NEW CURRICULA ARE BEING MAPPED OUT
Despite the opposition, the report is not expected to become a political football. According to Goren, it is already on its way toward implementation by the ministry.
Strategies to put the main recommendations into effect are to be submitted to Rubinstein in October, said Goren. The minister also plans to appoint an independent board to ensure that implementation remains faithful to the committee’s policies, she said.
At the same time, new curricula for teacher training are being mapped out, while some of the principal recommendations are already being carried out as experiments in some schools, Goren said.
The non-Orthodox movements in Israel have applauded the recommendations. They represent a “potential revolution in the way Jewish studies are perceived and taught,” said Rabbi Uri Regev, director of the Reform Movement’s Israel Religious Action Center.
“Today, the disciplines are chopped up and unrelated, not enabling the student to see the dynamic trend and continuity” of the tradition, Regev said. “Bible is taught as literature and grammar and not as a national value system and ethical treasure.”
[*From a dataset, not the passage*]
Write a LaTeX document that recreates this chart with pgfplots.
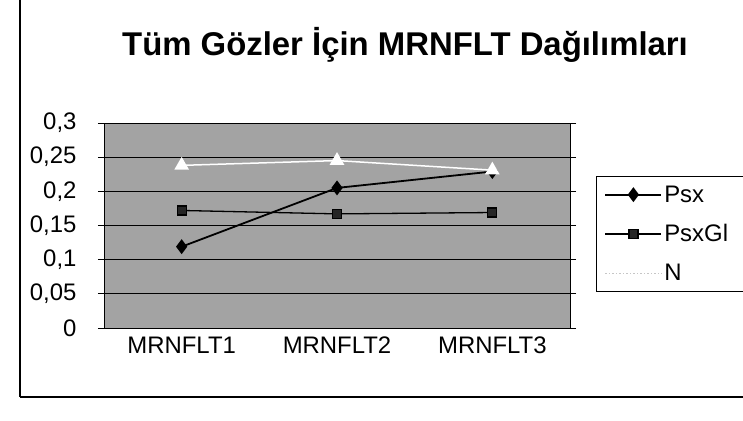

Regev hailed the centrality of pluralism and the call for teaching about contemporary streams of Judaism in the report, a subject not now required, much to Regev’s frustration.
“It is inconceivable and unacceptable that Israeli students will know more about the French revolution than about contemporary Jewry,” he said.
Gal, of Ben Gurion University, echoed Regev, bemoaning the fact that students currently can pass the matriculation exam “while knowing nothing about American Jewry.”
“It is traditional in the schools to ignore North American Jewry or to mention it in a narrow way,” he said.
Gal said that in 1992 he submitted a lengthy memo to the Shenhar committee calling on its members to make it mandatory for students to study world Jewry in the same way it is mandatory to learn about the Holocaust.
“They should know not only about the 6 million who perished but also about the millions of Jews living and thriving in the Diaspora,” he said.